→ YOUR TASK: From the first line of the data below, copy each line up to the one containing "color='black', linewidth=1.7, ax=ax, zorder=3)", and include that line too.

-------- DATA SECTION

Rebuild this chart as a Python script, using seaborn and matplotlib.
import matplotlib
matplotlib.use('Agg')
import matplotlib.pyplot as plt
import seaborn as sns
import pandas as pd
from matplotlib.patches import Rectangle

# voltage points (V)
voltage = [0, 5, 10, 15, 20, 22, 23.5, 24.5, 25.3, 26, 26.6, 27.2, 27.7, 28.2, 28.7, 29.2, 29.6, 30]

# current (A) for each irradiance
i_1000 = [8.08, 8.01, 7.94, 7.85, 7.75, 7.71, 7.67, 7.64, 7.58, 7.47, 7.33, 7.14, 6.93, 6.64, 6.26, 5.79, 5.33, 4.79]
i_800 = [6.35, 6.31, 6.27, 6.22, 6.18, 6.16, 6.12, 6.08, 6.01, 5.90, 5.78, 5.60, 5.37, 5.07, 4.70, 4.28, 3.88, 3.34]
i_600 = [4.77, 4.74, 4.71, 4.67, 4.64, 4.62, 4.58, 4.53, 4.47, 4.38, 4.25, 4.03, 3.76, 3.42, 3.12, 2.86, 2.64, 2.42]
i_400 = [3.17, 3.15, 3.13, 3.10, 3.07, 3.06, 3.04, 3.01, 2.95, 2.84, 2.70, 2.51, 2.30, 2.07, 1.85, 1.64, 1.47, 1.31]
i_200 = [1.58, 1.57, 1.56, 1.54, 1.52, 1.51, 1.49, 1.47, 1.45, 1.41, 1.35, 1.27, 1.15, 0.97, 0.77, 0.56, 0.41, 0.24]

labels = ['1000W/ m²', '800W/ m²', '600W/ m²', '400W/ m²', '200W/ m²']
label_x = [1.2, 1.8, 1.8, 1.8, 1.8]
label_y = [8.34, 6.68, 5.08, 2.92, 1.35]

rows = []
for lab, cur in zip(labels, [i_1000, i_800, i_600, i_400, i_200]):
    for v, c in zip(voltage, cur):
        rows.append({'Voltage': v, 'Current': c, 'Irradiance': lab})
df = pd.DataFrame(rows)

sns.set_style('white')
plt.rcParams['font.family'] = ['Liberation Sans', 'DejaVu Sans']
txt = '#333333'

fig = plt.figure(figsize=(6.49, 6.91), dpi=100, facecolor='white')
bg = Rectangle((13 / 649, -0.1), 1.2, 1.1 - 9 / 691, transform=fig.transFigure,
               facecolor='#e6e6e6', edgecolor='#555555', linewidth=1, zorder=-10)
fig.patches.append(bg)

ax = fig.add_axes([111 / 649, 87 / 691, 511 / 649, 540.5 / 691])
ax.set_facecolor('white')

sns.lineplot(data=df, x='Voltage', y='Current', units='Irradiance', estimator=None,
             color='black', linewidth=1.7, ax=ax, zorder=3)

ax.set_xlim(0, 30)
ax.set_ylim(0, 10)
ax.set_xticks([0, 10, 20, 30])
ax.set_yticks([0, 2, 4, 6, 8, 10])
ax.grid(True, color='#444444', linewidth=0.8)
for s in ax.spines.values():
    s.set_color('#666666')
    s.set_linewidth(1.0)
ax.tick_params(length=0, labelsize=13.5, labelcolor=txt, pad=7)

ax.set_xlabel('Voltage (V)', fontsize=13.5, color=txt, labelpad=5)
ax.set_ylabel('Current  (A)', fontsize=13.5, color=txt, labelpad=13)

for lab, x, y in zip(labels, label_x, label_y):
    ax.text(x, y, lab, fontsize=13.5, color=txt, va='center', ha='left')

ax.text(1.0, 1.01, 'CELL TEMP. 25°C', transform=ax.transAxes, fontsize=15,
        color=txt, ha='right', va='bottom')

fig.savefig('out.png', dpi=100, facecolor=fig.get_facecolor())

----------------

→ TASK RESPONSE:
Rebuild this chart as a Python script, using seaborn and matplotlib.
import matplotlib
matplotlib.use('Agg')
import matplotlib.pyplot as plt
import seaborn as sns
import pandas as pd
from matplotlib.patches import Rectangle

# voltage points (V)
voltage = [0, 5, 10, 15, 20, 22, 23.5, 24.5, 25.3, 26, 26.6, 27.2, 27.7, 28.2, 28.7, 29.2, 29.6, 30]

# current (A) for each irradiance
i_1000 = [8.08, 8.01, 7.94, 7.85, 7.75, 7.71, 7.67, 7.64, 7.58, 7.47, 7.33, 7.14, 6.93, 6.64, 6.26, 5.79, 5.33, 4.79]
i_800 = [6.35, 6.31, 6.27, 6.22, 6.18, 6.16, 6.12, 6.08, 6.01, 5.90, 5.78, 5.60, 5.37, 5.07, 4.70, 4.28, 3.88, 3.34]
i_600 = [4.77, 4.74, 4.71, 4.67, 4.64, 4.62, 4.58, 4.53, 4.47, 4.38, 4.25, 4.03, 3.76, 3.42, 3.12, 2.86, 2.64, 2.42]
i_400 = [3.17, 3.15, 3.13, 3.10, 3.07, 3.06, 3.04, 3.01, 2.95, 2.84, 2.70, 2.51, 2.30, 2.07, 1.85, 1.64, 1.47, 1.31]
i_200 = [1.58, 1.57, 1.56, 1.54, 1.52, 1.51, 1.49, 1.47, 1.45, 1.41, 1.35, 1.27, 1.15, 0.97, 0.77, 0.56, 0.41, 0.24]

labels = ['1000W/ m²', '800W/ m²', '600W/ m²', '400W/ m²', '200W/ m²']
label_x = [1.2, 1.8, 1.8, 1.8, 1.8]
label_y = [8.34, 6.68, 5.08, 2.92, 1.35]

rows = []
for lab, cur in zip(labels, [i_1000, i_800, i_600, i_400, i_200]):
    for v, c in zip(voltage, cur):
        rows.append({'Voltage': v, 'Current': c, 'Irradiance': lab})
df = pd.DataFrame(rows)

sns.set_style('white')
plt.rcParams['font.family'] = ['Liberation Sans', 'DejaVu Sans']
txt = '#333333'

fig = plt.figure(figsize=(6.49, 6.91), dpi=100, facecolor='white')
bg = Rectangle((13 / 649, -0.1), 1.2, 1.1 - 9 / 691, transform=fig.transFigure,
               facecolor='#e6e6e6', edgecolor='#555555', linewidth=1, zorder=-10)
fig.patches.append(bg)

ax = fig.add_axes([111 / 649, 87 / 691, 511 / 649, 540.5 / 691])
ax.set_facecolor('white')

sns.lineplot(data=df, x='Voltage', y='Current', units='Irradiance', estimator=None,
             color='black', linewidth=1.7, ax=ax, zorder=3)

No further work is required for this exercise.